Pictures are not part of the copy. Retype the lines from the first one through the line that contains "(tbo) at (1672,22)".

▶ _SOURCE MATERIAL_
[START]
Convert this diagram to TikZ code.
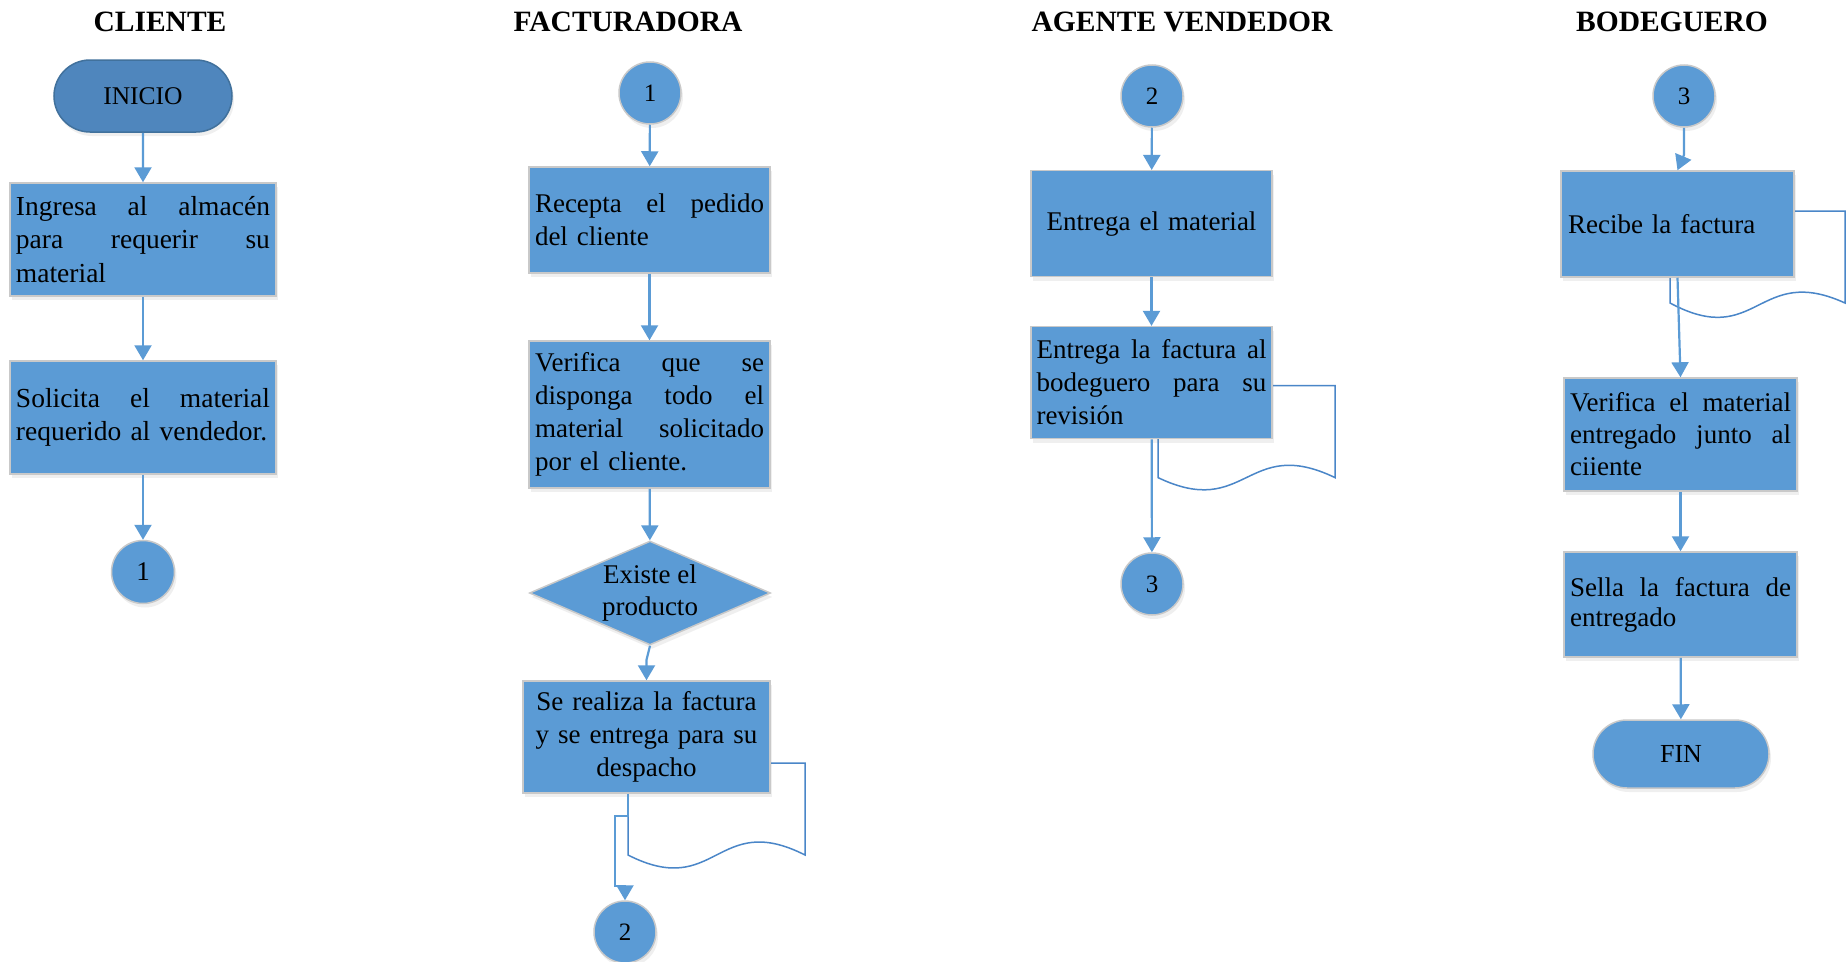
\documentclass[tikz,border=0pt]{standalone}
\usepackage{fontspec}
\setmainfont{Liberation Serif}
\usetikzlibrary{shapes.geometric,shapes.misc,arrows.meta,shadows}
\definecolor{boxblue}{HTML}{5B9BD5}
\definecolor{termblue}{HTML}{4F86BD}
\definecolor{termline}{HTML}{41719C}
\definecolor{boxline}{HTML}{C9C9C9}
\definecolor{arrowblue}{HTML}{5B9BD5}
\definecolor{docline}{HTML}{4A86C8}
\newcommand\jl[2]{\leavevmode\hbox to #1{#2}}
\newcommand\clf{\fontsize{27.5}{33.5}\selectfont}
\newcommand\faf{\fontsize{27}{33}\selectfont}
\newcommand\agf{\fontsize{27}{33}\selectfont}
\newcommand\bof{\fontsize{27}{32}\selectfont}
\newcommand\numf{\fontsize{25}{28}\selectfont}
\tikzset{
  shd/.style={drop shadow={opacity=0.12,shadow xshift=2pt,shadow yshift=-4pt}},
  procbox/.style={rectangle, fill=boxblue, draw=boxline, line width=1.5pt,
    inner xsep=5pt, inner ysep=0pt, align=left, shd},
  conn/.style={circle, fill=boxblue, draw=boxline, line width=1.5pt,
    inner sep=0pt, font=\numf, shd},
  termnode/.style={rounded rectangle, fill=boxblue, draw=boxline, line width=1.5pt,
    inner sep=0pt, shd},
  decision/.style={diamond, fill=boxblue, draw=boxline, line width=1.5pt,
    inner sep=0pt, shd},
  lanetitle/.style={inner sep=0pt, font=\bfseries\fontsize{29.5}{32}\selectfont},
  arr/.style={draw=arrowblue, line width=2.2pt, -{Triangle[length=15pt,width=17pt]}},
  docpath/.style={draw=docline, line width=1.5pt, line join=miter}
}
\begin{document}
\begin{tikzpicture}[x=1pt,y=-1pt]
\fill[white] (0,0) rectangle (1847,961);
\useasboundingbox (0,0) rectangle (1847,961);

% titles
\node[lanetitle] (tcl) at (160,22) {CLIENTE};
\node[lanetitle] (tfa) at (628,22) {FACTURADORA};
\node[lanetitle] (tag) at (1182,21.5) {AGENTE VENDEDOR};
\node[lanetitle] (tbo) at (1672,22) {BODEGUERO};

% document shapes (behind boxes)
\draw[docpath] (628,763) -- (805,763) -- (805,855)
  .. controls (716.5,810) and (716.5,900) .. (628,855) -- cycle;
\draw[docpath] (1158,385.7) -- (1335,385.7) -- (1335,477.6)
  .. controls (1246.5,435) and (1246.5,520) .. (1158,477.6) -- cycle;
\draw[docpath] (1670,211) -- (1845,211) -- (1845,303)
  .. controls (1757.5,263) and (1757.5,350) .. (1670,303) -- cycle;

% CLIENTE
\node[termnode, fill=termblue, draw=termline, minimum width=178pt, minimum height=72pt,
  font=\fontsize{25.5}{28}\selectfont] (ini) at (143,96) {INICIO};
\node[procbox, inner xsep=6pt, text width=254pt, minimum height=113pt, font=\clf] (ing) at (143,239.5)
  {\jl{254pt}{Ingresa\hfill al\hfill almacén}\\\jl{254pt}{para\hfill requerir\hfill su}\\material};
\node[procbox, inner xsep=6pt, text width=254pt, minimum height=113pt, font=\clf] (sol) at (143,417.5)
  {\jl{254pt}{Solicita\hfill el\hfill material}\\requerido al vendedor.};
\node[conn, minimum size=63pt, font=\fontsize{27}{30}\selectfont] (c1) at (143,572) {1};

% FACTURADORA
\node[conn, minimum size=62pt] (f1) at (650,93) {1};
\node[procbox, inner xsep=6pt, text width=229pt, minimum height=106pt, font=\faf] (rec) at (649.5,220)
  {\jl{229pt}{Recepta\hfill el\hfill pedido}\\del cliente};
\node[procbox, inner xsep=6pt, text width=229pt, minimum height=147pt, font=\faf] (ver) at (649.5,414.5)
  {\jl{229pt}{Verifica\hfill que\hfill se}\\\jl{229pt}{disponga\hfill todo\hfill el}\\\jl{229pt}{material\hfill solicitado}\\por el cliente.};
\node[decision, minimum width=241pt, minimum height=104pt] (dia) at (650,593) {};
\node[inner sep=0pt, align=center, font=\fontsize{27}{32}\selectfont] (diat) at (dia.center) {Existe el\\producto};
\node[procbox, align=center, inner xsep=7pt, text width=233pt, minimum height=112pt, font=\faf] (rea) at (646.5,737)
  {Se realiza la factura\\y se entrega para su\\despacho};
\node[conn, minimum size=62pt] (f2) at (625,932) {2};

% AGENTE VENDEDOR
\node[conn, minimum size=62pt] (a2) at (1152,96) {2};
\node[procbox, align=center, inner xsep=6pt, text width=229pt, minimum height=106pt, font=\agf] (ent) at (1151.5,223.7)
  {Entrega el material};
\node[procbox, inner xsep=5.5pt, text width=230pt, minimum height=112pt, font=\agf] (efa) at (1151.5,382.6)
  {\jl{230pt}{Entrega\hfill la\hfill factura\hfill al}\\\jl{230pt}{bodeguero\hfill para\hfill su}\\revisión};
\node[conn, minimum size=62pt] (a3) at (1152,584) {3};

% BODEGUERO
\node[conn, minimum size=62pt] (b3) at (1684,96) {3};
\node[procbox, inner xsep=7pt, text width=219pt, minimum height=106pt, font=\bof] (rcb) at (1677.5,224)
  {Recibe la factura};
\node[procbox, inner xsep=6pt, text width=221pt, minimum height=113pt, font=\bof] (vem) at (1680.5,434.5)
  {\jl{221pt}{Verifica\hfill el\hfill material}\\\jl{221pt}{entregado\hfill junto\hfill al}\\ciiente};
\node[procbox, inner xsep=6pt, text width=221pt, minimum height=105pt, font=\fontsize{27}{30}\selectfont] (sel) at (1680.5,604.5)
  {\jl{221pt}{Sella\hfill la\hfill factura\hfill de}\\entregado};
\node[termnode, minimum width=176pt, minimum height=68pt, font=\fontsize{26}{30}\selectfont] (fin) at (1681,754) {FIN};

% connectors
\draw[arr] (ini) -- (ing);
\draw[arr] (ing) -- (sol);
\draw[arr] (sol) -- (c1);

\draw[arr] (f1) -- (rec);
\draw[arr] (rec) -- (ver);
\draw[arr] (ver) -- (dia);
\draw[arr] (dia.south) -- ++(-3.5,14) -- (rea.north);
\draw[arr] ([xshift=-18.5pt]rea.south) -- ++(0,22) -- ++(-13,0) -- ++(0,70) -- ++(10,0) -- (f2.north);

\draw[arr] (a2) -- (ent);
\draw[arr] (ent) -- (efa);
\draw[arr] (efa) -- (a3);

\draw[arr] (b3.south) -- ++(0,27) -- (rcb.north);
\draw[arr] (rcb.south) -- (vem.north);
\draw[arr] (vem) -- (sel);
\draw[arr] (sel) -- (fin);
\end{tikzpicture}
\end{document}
[END]
▶ _SOLUTION FOR THIS EXERCISE_
Convert this diagram to TikZ code.
\documentclass[tikz,border=0pt]{standalone}
\usepackage{fontspec}
\setmainfont{Liberation Serif}
\usetikzlibrary{shapes.geometric,shapes.misc,arrows.meta,shadows}
\definecolor{boxblue}{HTML}{5B9BD5}
\definecolor{termblue}{HTML}{4F86BD}
\definecolor{termline}{HTML}{41719C}
\definecolor{boxline}{HTML}{C9C9C9}
\definecolor{arrowblue}{HTML}{5B9BD5}
\definecolor{docline}{HTML}{4A86C8}
\newcommand\jl[2]{\leavevmode\hbox to #1{#2}}
\newcommand\clf{\fontsize{27.5}{33.5}\selectfont}
\newcommand\faf{\fontsize{27}{33}\selectfont}
\newcommand\agf{\fontsize{27}{33}\selectfont}
\newcommand\bof{\fontsize{27}{32}\selectfont}
\newcommand\numf{\fontsize{25}{28}\selectfont}
\tikzset{
  shd/.style={drop shadow={opacity=0.12,shadow xshift=2pt,shadow yshift=-4pt}},
  procbox/.style={rectangle, fill=boxblue, draw=boxline, line width=1.5pt,
    inner xsep=5pt, inner ysep=0pt, align=left, shd},
  conn/.style={circle, fill=boxblue, draw=boxline, line width=1.5pt,
    inner sep=0pt, font=\numf, shd},
  termnode/.style={rounded rectangle, fill=boxblue, draw=boxline, line width=1.5pt,
    inner sep=0pt, shd},
  decision/.style={diamond, fill=boxblue, draw=boxline, line width=1.5pt,
    inner sep=0pt, shd},
  lanetitle/.style={inner sep=0pt, font=\bfseries\fontsize{29.5}{32}\selectfont},
  arr/.style={draw=arrowblue, line width=2.2pt, -{Triangle[length=15pt,width=17pt]}},
  docpath/.style={draw=docline, line width=1.5pt, line join=miter}
}
\begin{document}
\begin{tikzpicture}[x=1pt,y=-1pt]
\fill[white] (0,0) rectangle (1847,961);
\useasboundingbox (0,0) rectangle (1847,961);

% titles
\node[lanetitle] (tcl) at (160,22) {CLIENTE};
\node[lanetitle] (tfa) at (628,22) {FACTURADORA};
\node[lanetitle] (tag) at (1182,21.5) {AGENTE VENDEDOR};
\node[lanetitle] (tbo) at (1672,22) {BODEGUERO};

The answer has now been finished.